主に自分に対する負の言葉。今までの人生で辛かったこと。
それでも、彼女はただ話を聞いてくれた。
最後に、俺はこんな話をした。
「俺は怖いんだ…いつかキミがいなくなっちゃうんじゃないかって。たまに夢に見るんだ。キミがいなくなった時のことを。キミが俺の元から離れていく時のことを…」
この話をしていた時、とても怖かった。
俺はただただ震えていた。
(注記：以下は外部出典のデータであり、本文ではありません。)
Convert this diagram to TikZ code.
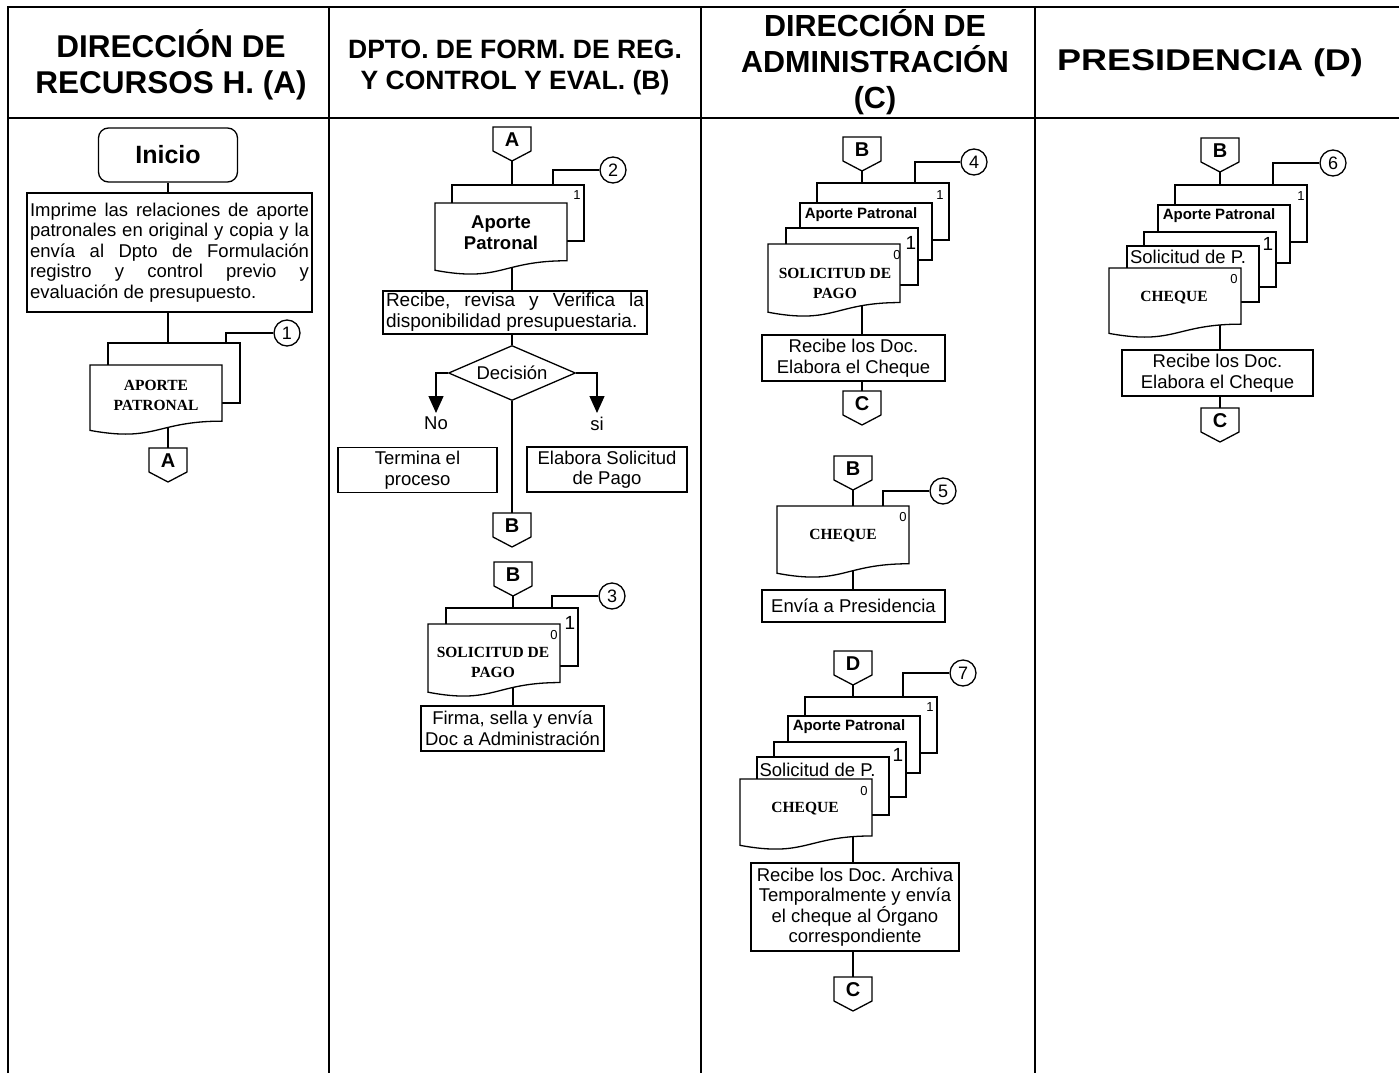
\documentclass[tikz,border=0pt]{standalone}
\usepackage{fontspec}
\setmainfont{Liberation Sans}
\newfontfamily\tnr{Liberation Serif}
\usetikzlibrary{shapes.geometric,arrows.meta,calc}
\pgfdeclarelayer{bg}
\pgfsetlayers{bg,main}
\frenchspacing
\newcommand\fz[2]{\fontsize{#1pt}{#2pt}\selectfont}
% off-page connector: name, x, ytop, letter
\newcommand\offpage[4]{%
  \draw[sl,fill=white] (#2-19,#3) -- (#2+19,#3) -- (#2+19,#3+24) -- (#2,#3+34) -- (#2-19,#3+24) -- cycle;
  \node[offtxt] (#1) at (#2,#3+12.5) {#4};
  \coordinate (#1-top) at (#2,#3);
  \coordinate (#1-tip) at (#2,#3+34);
}
% back document: name, x, y, h
\newcommand\backdoc[4]{%
  \node[bdoc, minimum height=#4pt] (#1) at (#2+66,#3+#4/2) {};
}
% front document with wavy bottom: name, x, y, h
\newcommand\frontdoc[4]{%
  \draw[sl,fill=white] (#2,#3) -- (#2+132,#3) -- (#2+132,#3+0.802*#4)
    .. controls (#2+66,#3+0.802*#4) and (#2+66,#3+1.107*#4) .. (#2,#3+0.934*#4) -- cycle;
  \node[fdoc, minimum height=#4pt] (#1) at (#2+66,#3+#4/2) {};
}
\begin{document}
\begin{tikzpicture}[x=1pt,y=-1pt,
  sl/.style={line width=1.3pt},
  tbl/.style={line width=2.8pt},
  box/.style={draw, sl, fill=white, inner sep=0pt, align=center, font=\fz{18.5}{20.5}},
  bdoc/.style={draw, sl, fill=white, inner sep=0pt, outer sep=0pt, minimum width=132pt},
  fdoc/.style={inner sep=0pt, outer sep=0pt, minimum width=132pt},
  offtxt/.style={font=\bfseries\fz{20}{22}, inner sep=0pt},
  circ/.style={draw, sl, circle, fill=white, minimum size=26pt, inner sep=0pt, font=\fz{18}{20}},
  numsm/.style={font=\fz{13}{14}, inner sep=0pt},
  numbig/.style={font=\fz{19}{20}, inner sep=0pt},
  serifb/.style={font=\tnr\bfseries\fz{15.5}{20}, align=center, inner sep=0pt},
  apb/.style={font=\bfseries\fz{15}{16}, inner sep=0pt},
  lbl/.style={font=\fz{18.5}{20}, inner sep=0pt},
  hdr/.style={font=\bfseries\fz{31.5}{36}, align=center, inner sep=0pt},
  arr/.style={sl, -{Triangle[width=15pt,length=17pt]}}
]
\useasboundingbox (0,0) rectangle (1399,1073);

% ---------- table ----------
\draw[tbl] (8,1073) -- (8,7) -- (1399,7);
\draw[tbl] (8,118) -- (1399,118);
\draw[tbl] (329,7) -- (329,1073);
\draw[tbl] (701,7) -- (701,1073);
\draw[tbl] (1035,7) -- (1035,1073);

\node[hdr] (hA) at (171,65) {DIRECCIÓN DE\\RECURSOS H. (A)};
\node[hdr, font=\bfseries\fz{26.5}{31}] (hB) at (515,67) {DPTO. DE FORM. DE REG.\\Y CONTROL Y EVAL. (B)};
\node[hdr, font=\bfseries\fz{30.5}{36}] (hC) at (875,62) {DIRECCIÓN DE\\ADMINISTRACIÓN\\(C)};
\node[hdr, font=\bfseries\fz{30}{36}] (hD) at (1210,63) {\scalebox{1.2}[1]{PRESIDENCIA (D)}};

% ---------- column A ----------
\node[box, rounded corners=10pt, minimum width=139pt, minimum height=54pt, font=\bfseries\fz{25}{28}] (inicio) at (168,155) {Inicio};
\node[box, align=justify, text width=279pt, inner xsep=3pt, minimum height=119pt] (boxA) at (169.5,252.5)
  {Imprime las relaciones de aporte\linebreak patronales en original y copia y la\linebreak envía al Dpto de Formulación\linebreak registro y control previo y\linebreak evaluación de presupuesto.};
\backdoc{backA}{108}{343}{60}
\frontdoc{frontA}{90}{365}{70}
\node[serifb] (tA) at (156,395) {APORTE\\PATRONAL};
\node[circ] (c1) at (287,333) {1};
\offpage{offA1}{168}{448}{A}

\draw[sl] (inicio.south) -- (inicio.south |- boxA.north);
\draw[sl] (boxA.south -| inicio.south) -- (inicio.south |- backA.north);
\draw[sl] (c1.west) -| ($(backA.north west)+(118,0)$);
\begin{pgfonlayer}{bg}
\draw[sl] (frontA.center -| offA1-top) -- (offA1-top);
\end{pgfonlayer}

% ---------- column B ----------
\offpage{offA2}{512}{127}{A}
\backdoc{backB1}{452}{185}{56}
\frontdoc{frontB1}{435}{203}{72}
\node[font=\bfseries\fz{18.5}{21}, align=center, inner sep=0pt] (tB1) at (501,233) {Aporte\\Patronal};
\node[numsm] (nB1) at (577,195) {1};
\node[circ] (c2) at (613,170) {2};
\node[box, align=justify, text width=258pt, inner xsep=3pt, minimum height=43pt, font=\fz{19}{21}] (box2) at (515,312.5)
  {Recibe, revisa y Verifica la\linebreak disponibilidad presupuestaria.};
\node[draw, sl, diamond, fill=white, minimum width=127pt, minimum height=55pt, shape aspect=2.3, inner sep=0pt, font=\fz{18.5}{20}] (dec) at (512,373) {Decisión};
\node[lbl, anchor=north, inner sep=4pt] (no) at (436,413) {No};
\node[lbl, anchor=north, inner sep=4pt] (si) at (597,413) {si};
\node[box, minimum width=159pt, minimum height=45pt] (termina) at (417.5,470) {Termina el\\proceso};
\node[box, minimum width=160pt, minimum height=45pt] (elabora) at (607,469.5) {Elabora Solicitud\\de Pago};
\offpage{offB1}{512}{513}{B}
\offpage{offB2}{513}{562}{B}
\backdoc{backB3}{446}{608}{58}
\frontdoc{frontB3}{428}{624}{73}
\node[serifb] (tB3) at (493,662) {SOLICITUD DE\\PAGO};
\node[numbig] (nB3a) at (570,623) {1};
\node[numsm] (nB3b) at (554,635) {0};
\node[circ] (c3) at (612,596) {3};
\node[box, minimum width=183pt, minimum height=45pt] (firma) at (512.5,728.5) {Firma, sella y envía\\Doc a Administración};

\draw[sl] (offA2-tip) -- (offA2-tip |- backB1.north);
\draw[sl] (c2.west) -| ($(backB1.north west)+(101,0)$);
\draw[sl] (box2.south -| dec.north) -- (dec.north);
\draw[arr] (dec.west) -| (no.north);
\draw[arr] (dec.east) -| (si.north);
\draw[sl] (dec.south) -- (offB1-top);
\draw[sl] (offB2-tip) -- (offB2-tip |- backB3.north);
\draw[sl] (c3.west) -| ($(backB3.north west)+(106,0)$);
\begin{pgfonlayer}{bg}
\draw[sl] (frontB1.center -| offA2-tip) -- (offA2-tip |- box2.north);
\draw[sl] (frontB3.center -| offB2-tip) -- (offB2-tip |- firma.north);
\end{pgfonlayer}

% ---------- column C, group 4 ----------
\offpage{offC1}{862}{137}{B}
\backdoc{backC4a}{817}{183}{57}
\backdoc{backC4b}{800}{203}{57}
\backdoc{backC4c}{786}{228}{57}
\frontdoc{frontC4}{768}{244}{73}
\node[numsm] (nC4a) at (940,195) {1};
\node[apb] (tC4b) at (861,215) {Aporte Patronal};
\node[numbig] (nC4c) at (911,243) {1};
\node[numsm] (nC4d) at (897,255) {0};
\node[serifb] (tC4) at (835,283) {SOLICITUD DE\\PAGO};
\node[circ] (c4) at (974,162) {4};
\node[box, minimum width=183pt, minimum height=46pt] (boxC4) at (853.5,358) {Recibe los Doc.\\Elabora el Cheque};
\offpage{offC2}{862}{391}{C}

\draw[sl] (offC1-tip) -- (offC1-tip |- backC4a.north);
\draw[sl] (c4.west) -| ($(backC4a.north west)+(98,0)$);
\draw[sl] (boxC4.south -| offC1-tip) -- (offC2-top);
\begin{pgfonlayer}{bg}
\draw[sl] (frontC4.center -| offC1-tip) -- (offC1-tip |- boxC4.north);
\end{pgfonlayer}

% ---------- column C, group 5 ----------
\offpage{offC3}{853}{456}{B}
\frontdoc{frontC5}{777}{506}{72}
\node[numsm] (nC5) at (903,517) {0};
\node[serifb] (tC5) at (843,536) {CHEQUE};
\node[circ] (c5) at (943,491) {5};
\node[box, minimum width=183pt, minimum height=32pt] (boxC5) at (853.5,606) {Envía a Presidencia};

\draw[sl] (offC3-tip) -- (offC3-tip |- frontC5.north);
\draw[sl] (c5.west) -| ($(frontC5.north west)+(106,0)$);
\begin{pgfonlayer}{bg}
\draw[sl] (frontC5.center -| offC3-tip) -- (offC3-tip |- boxC5.north);
\end{pgfonlayer}

% ---------- column C, group 7 ----------
\offpage{offC4}{853}{651}{D}
\backdoc{backC7a}{805}{697}{56}
\backdoc{backC7b}{788}{716}{57}
\backdoc{backC7c}{774}{742}{55}
\backdoc{backC7d}{757}{757}{58}
\frontdoc{frontC7}{740}{779}{71}
\node[numsm] (nC7a) at (930,707) {1};
\node[apb] (tC7b) at (849,727) {Aporte Patronal};
\node[numbig] (nC7c) at (898,755) {1};
\node[lbl] (tC7d) at (817.5,770) {Solicitud de P.};
\node[numsm] (nC7e) at (864,791) {0};
\node[serifb] (tC7) at (805,809) {CHEQUE};
\node[circ] (c7) at (963,673) {7};
\node[box, minimum width=208pt, minimum height=88pt] (boxC7) at (855,907)
  {Recibe los Doc. Archiva\\Temporalmente y envía\\el cheque al Órgano\\correspondiente};
\offpage{offC5}{853}{977}{C}

\draw[sl] (offC4-tip) -- (offC4-tip |- backC7a.north);
\draw[sl] (c7.west) -| ($(backC7a.north west)+(98,0)$);
\draw[sl] (boxC7.south -| offC4-tip) -- (offC5-top);
\begin{pgfonlayer}{bg}
\draw[sl] (frontC7.center -| offC4-tip) -- (offC4-tip |- boxC7.north);
\end{pgfonlayer}

% ---------- column D, group 6 ----------
\offpage{offD1}{1220}{138}{B}
\backdoc{backD6a}{1175}{185}{57}
\backdoc{backD6b}{1158}{205}{58}
\backdoc{backD6c}{1144}{232}{55}
\backdoc{backD6d}{1127}{246}{56}
\frontdoc{frontD6}{1109}{268}{70}
\node[numsm] (nD6a) at (1301,196) {1};
\node[apb] (tD6b) at (1219,216) {Aporte Patronal};
\node[numbig] (nD6c) at (1268,244) {1};
\node[lbl] (tD6d) at (1188,257) {Solicitud de P.};
\node[numsm] (nD6e) at (1234,279) {0};
\node[serifb] (tD6) at (1174,298) {CHEQUE};
\node[circ] (c6) at (1333,163) {6};
\node[box, minimum width=191pt, minimum height=46pt] (boxD6) at (1217.5,373) {Recibe los Doc.\\Elabora el Cheque};
\offpage{offD2}{1220}{408}{C}

\draw[sl] (offD1-tip) -- (offD1-tip |- backD6a.north);
\draw[sl] (c6.west) -| ($(backD6a.north west)+(98,0)$);
\draw[sl] (boxD6.south -| offD1-tip) -- (offD2-top);
\begin{pgfonlayer}{bg}
\draw[sl] (frontD6.center -| offD1-tip) -- (offD1-tip |- boxD6.north);
\end{pgfonlayer}
\end{tikzpicture}
\end{document}
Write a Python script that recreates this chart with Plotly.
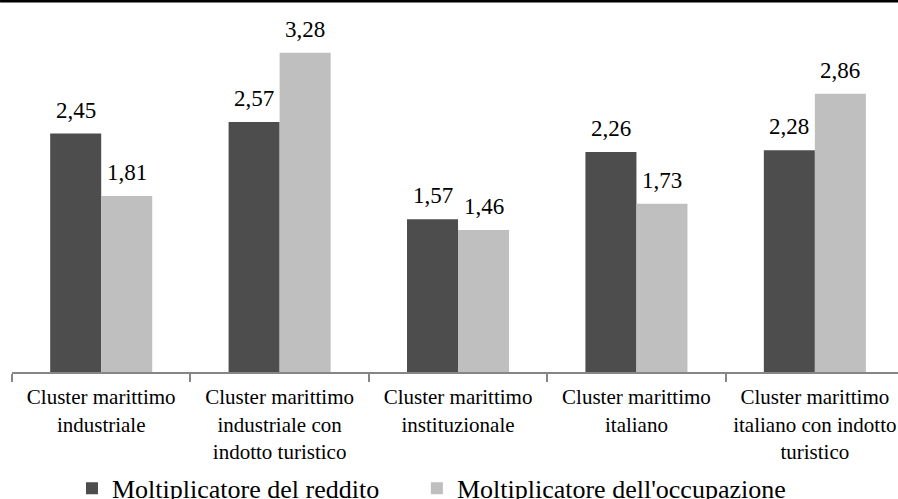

泣いていた。
きっと酔っていなくても泣く。
それほどに、心の拠り所となる存在を失うのが、恐怖でしかなかった。
「アライさん、キミは…いなくなったりしないよね?俺を置いて行ったりなんて…」
俺はそう問いかける。
後ろの窓から差し込む月明かりのせいで、彼女の表情は影となっていてよく見えない。
だけど、彼女はこう言ってくれた。
「大丈夫なのだ…」
それは、安心してほしいように聞こえたし、それに悲しそうにも聞こえたし。
色々な捉え方も出来た。
だけど、その一言で、なんだか安心できるような気がした。
「ありがとう…」
涙が流れるばかりであった。
◆
メイはもう寝てしまった。
膝枕で寝ちゃうだなんて、本当にとんでもない甘えん坊なのだ…と内心思った。
一匹のけものはただ月を見ていた。
そのけものはツガイの過去をよく知らない。
けものはただ、ツガイのために出来ることをやってきたつもりだ、そう思っている。
ツガイと初めて会った時の事を思い出した。ツガイはなんだか寂しそうだった。哀しそうだった。
ツガイのそばに出来るだけいてあげられるように…そして、慰めてあげられるように…
一匹のけものは、月を見上げ何かを決心した。